The Association has recently added another major committee to focus our attention and activities more vigorously on the interests and concerns of minorities. The Committee on Minority Historians is chaired by Joseph Harris, Howard University, and has as members Deena Gonzalez, Pomona; Clara Sue Kidwell, California, San Francisco; Antonio Rios-Bustamante, Arizona; Claire Sanders (graduate representative), North Carolina, Chapel Hill; Joseph Taylor, Bethune-Cookman; and R. Bin Wong, California, Irvine. Although the Committee has been created to provide greater attention to all minority interests and concerns, the Association has asked it to devote priority attention to what we can do to increase the flow of minority students into the long pipeline that supplies trained history professionals to our profession. The Committee will hold its first full meeting in Washington in late spring to address the question of minority participation in the AHA as well as look at long term projects for recruitment of minorities into the profession.

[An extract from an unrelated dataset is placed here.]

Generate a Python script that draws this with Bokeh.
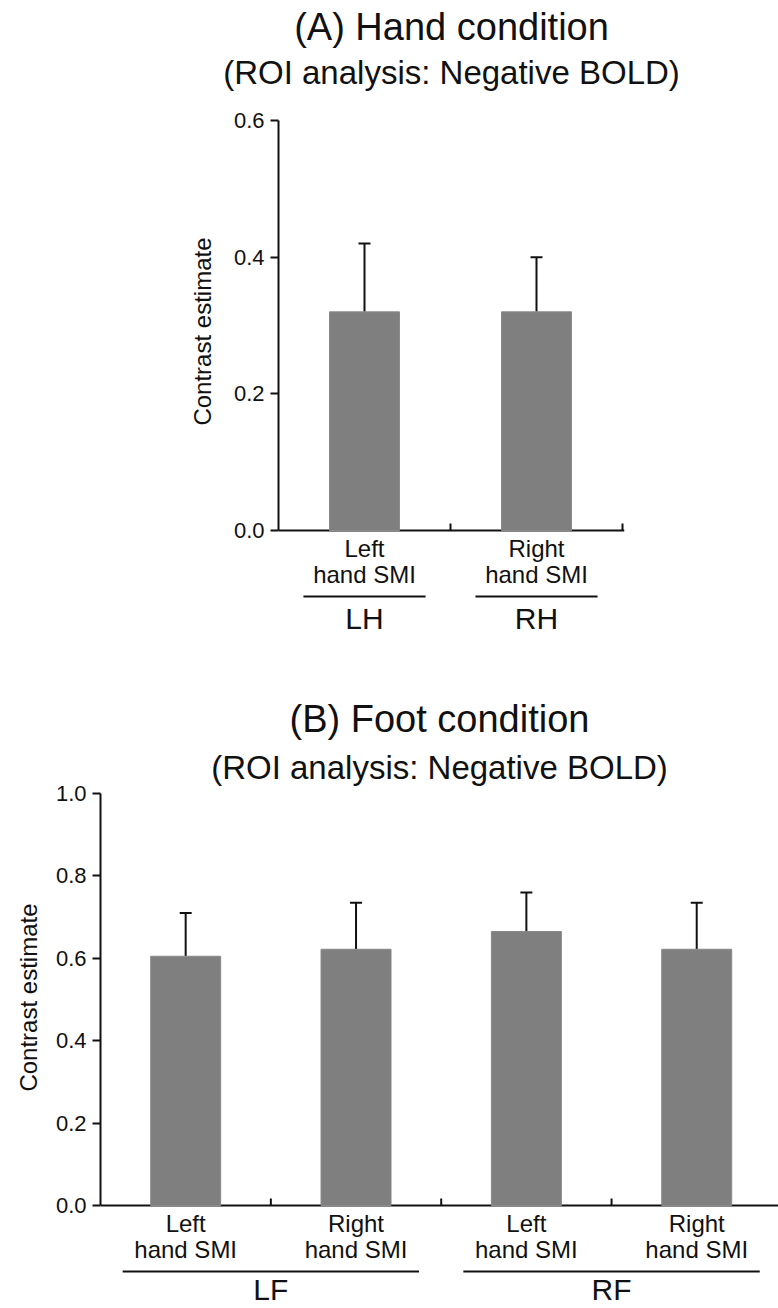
from bokeh.plotting import figure
from bokeh.models import (Range1d, FixedTicker, Label, Whisker, TeeHead, Title,
                          ColumnDataSource)
from bokeh.embed import file_html
from bokeh.resources import INLINE

FONT = "Liberation Sans"
INK = "#111111"
BAR = "#7f7f7f"

# ---------------- data ----------------
hand_title = "(A) Hand condition"
hand_subtitle = "(ROI analysis: Negative BOLD)"
hand_categories = ["Left\nhand SMI", "Right\nhand SMI"]
hand_groups = ["LH", "RH"]
hand_group_members = [[0], [1]]
hand_values = [0.32, 0.32]
hand_err_top = [0.42, 0.40]
hand_yticks = [0.0, 0.2, 0.4, 0.6]

foot_title = "(B) Foot condition"
foot_subtitle = "(ROI analysis: Negative BOLD)"
foot_categories = ["Left\nhand SMI", "Right\nhand SMI", "Left\nhand SMI", "Right\nhand SMI"]
foot_groups = ["LF", "RF"]
foot_group_members = [[0, 1], [2, 3]]
foot_values = [0.605, 0.622, 0.665, 0.622]
foot_err_top = [0.71, 0.735, 0.76, 0.735]
foot_yticks = [0.0, 0.2, 0.4, 0.6, 0.8, 1.0]

y_label = "Contrast estimate"

CAT_FS = 24
GRP_FS = 30


def make_title(text, size, standoff, valign, offset=0):
    kw = dict(text=text, align="center", text_font=FONT, text_font_size=size,
              text_font_style="normal", text_color=INK, vertical_align=valign,
              offset=offset)
    try:
        return Title(standoff=standoff, **kw)
    except Exception:
        return Title(standoff=0, **kw)


def panel(title, subtitle, cats, groups, members, values, err_top, yticks,
          height, frame_left, frame_right, axis_top, axis_zero, cat_px,
          sub_standoff, title_standoff, title_offset, ylab_offset, ylab_standoff,
          underline_half, group_below):
    """frame_left/right, axis_top (y of max tick), axis_zero (y of 0) are
    pixel positions inside this figure; cat_px = pixels per category."""
    width = 778
    ymax = yticks[-1]
    uy = (axis_zero - axis_top) / ymax           # px per y unit
    x_end = (frame_right - frame_left) / cat_px
    y_start = -(height - axis_zero) / uy

    p = figure(width=width, height=height, output_backend="svg",
               toolbar_location=None, title=None, x_axis_location=None,
               x_range=Range1d(0, x_end), y_range=Range1d(y_start, ymax),
               min_border_left=frame_left, min_border_right=width - frame_right,
               min_border_top=axis_top, min_border_bottom=0)
    p.outline_line_color = None
    p.xgrid.visible = False
    p.ygrid.visible = False
    p.background_fill_color = "white"
    p.border_fill_color = "white"

    # y axis (library axis, bounded to the data range)
    ya = p.yaxis[0]
    ya.bounds = (0, ymax)
    ya.ticker = FixedTicker(ticks=yticks)
    ya.major_label_overrides = {t: f"{t:.1f}" for t in yticks}
    ya.axis_line_width = 2
    ya.axis_line_color = INK
    ya.major_tick_line_width = 2
    ya.major_tick_line_color = INK
    ya.major_tick_out = 8
    ya.major_tick_in = 0
    ya.minor_tick_line_color = None
    ya.major_label_standoff = 6
    ya.major_label_text_font = FONT
    ya.major_label_text_font_size = "22px"
    ya.major_label_text_color = INK

    # y-axis title, placed along the bounded part of the axis
    p.add_layout(Title(text=y_label, align="right", offset=ylab_offset,
                       text_font=FONT, text_font_size="24px",
                       text_font_style="normal", text_color=INK,
                       standoff=ylab_standoff), "left")

    n = len(cats)
    centers = [i + 0.5 for i in range(n)]
    bounds = [i for i in range(1, n + 1) if i <= x_end]

    # x baseline and inward ticks at category boundaries
    p.segment(x0=[0], y0=[0], x1=[x_end], y1=[0], line_width=2, line_color=INK)
    p.segment(x0=bounds, y0=[0] * len(bounds), x1=bounds,
              y1=[7 / uy] * len(bounds), line_width=2, line_color=INK)

    # bars and upper error bars
    src = ColumnDataSource(dict(x=centers, top=values, upper=err_top))
    p.vbar(x="x", top="top", width=70 / cat_px, source=src,
           fill_color=BAR, line_color="#8a8a8a", line_width=1)
    p.add_layout(Whisker(source=src, base="x", lower="top", upper="upper",
                         dimension="height", line_width=2, line_color=INK,
                         lower_head=None,
                         upper_head=TeeHead(size=12, line_width=2, line_color=INK)))

    def ypx(px, fs=0):
        # px = wanted baseline distance below the zero line
        return -(px - 0.4 * fs) / uy

    # category labels
    for c, lab in zip(centers, cats):
        for k, line in enumerate(lab.split("\n")):
            p.add_layout(Label(x=c, y=ypx(28 + 26 * k, CAT_FS), text=line,
                               text_font=FONT, text_font_size=f"{CAT_FS}px",
                               text_color=INK, text_align="center",
                               text_baseline="alphabetic"))
    # group underline + label
    ux0, ux1, uyy = [], [], []
    for g, mem in zip(groups, members):
        gc = sum(centers[m] for m in mem) / len(mem)
        half = underline_half * len(mem)
        ux0.append(gc - half)
        ux1.append(gc + half)
        uyy.append(ypx(66))
        p.add_layout(Label(x=gc, y=ypx(group_below, GRP_FS), text=g,
                           text_font=FONT, text_font_size=f"{GRP_FS}px",
                           text_color=INK, text_align="center",
                           text_baseline="alphabetic"))
    p.segment(x0=ux0, y0=uyy, x1=ux1, y1=uyy, line_width=2, line_color=INK)

    # titles (subtitle first: it sits nearest the frame)
    p.add_layout(make_title(subtitle, "33px", sub_standoff, "top"), "above")
    p.add_layout(make_title(title, "38px", title_standoff, "bottom", title_offset),
                 "above")
    return p


top = panel(hand_title, hand_subtitle, hand_categories, hand_groups, hand_group_members,
            hand_values, hand_err_top, hand_yticks,
            height=655, frame_left=278, frame_right=624, axis_top=120, axis_zero=530,
            cat_px=172, sub_standoff=55, title_standoff=-42, title_offset=0,
            ylab_offset=117, ylab_standoff=30, underline_half=0.355, group_below=100)

bottom = panel(foot_title, foot_subtitle, foot_categories, foot_groups, foot_group_members,
               foot_values, foot_err_top, foot_yticks,
               height=653, frame_left=100, frame_right=778, axis_top=138, axis_zero=550,
               cat_px=170.35, sub_standoff=11, title_standoff=8, title_offset=0,
               ylab_offset=110, ylab_standoff=21, underline_half=0.435, group_below=96)

open("out.html", "w").write(file_html([top, bottom], INLINE))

By the time this issue of Perspectives reaches you (but after it goes to press), the governing board of the Bill of Rights Education Collaborative will have met to review proposals in the first round of competition in three regrant programs it is sponsoring this year to strengthen pre-collegiate education about constitutional rights. The three special funding areas are short course professional programs for teachers, mini-grants for teachers’ projects, and teacher-centered state humanities council projects. Funded by the Pew Charitable Trusts, this joint AHA-APSA project is also supporting collaborative programs organized by the History Teaching Alliance, in-service workshops overseen by the National Council for the Social Studies, a directed research program for teachers developed by the Philadelphia Alliance for Teaching Humanities in the Schools, publication of a special Bill of Rights issue of the OAH’s Magazine of History, and several smaller publication and program initiatives. The April issue of Perspectives will provide a list of BREC grant recipients as well as upcoming grant deadlines.

Also this spring, after nearly five years of planning and preparation, the editorial office for the Guide to Historical Literature project will open on the University of Maryland, College Park campus, and we are extremely pleased to announce the appointment of Pamela deHart Gerardi to oversee it. As associate editor of the Guide, she will be the project’s only full-time staff person, responsible not only for the day-to-day operations of the office, but also for the coordination of the work of the over 500 historians who will be involved as section editors, contributors, and consultants. Dr. Gerardi comes to the Guide from the University Museum at the University of Pennsylvania, where, as a research associate in the Babylonian Section, she has had extensive experience in scholarly editing and publishing. She holds a Ph.D. in Assyriology from the University of Pennsylvania and recently returned from a year-long appointment as a Humboldt Fellow at the University of Munich.

We were impressed by the number of well-qualified candidates for the position and appreciate the time and effort that the search Committee put into reviewing applications and interviewing the finalists. The Committee included Mary Beth Norton, Cornell University, project director and general editor of the Guide; Ira Berlin, University of Maryland, College Park, former member of the AHA Research Division; and Richard R. Farrell, associate chair of the history department, University of Maryland, College Park.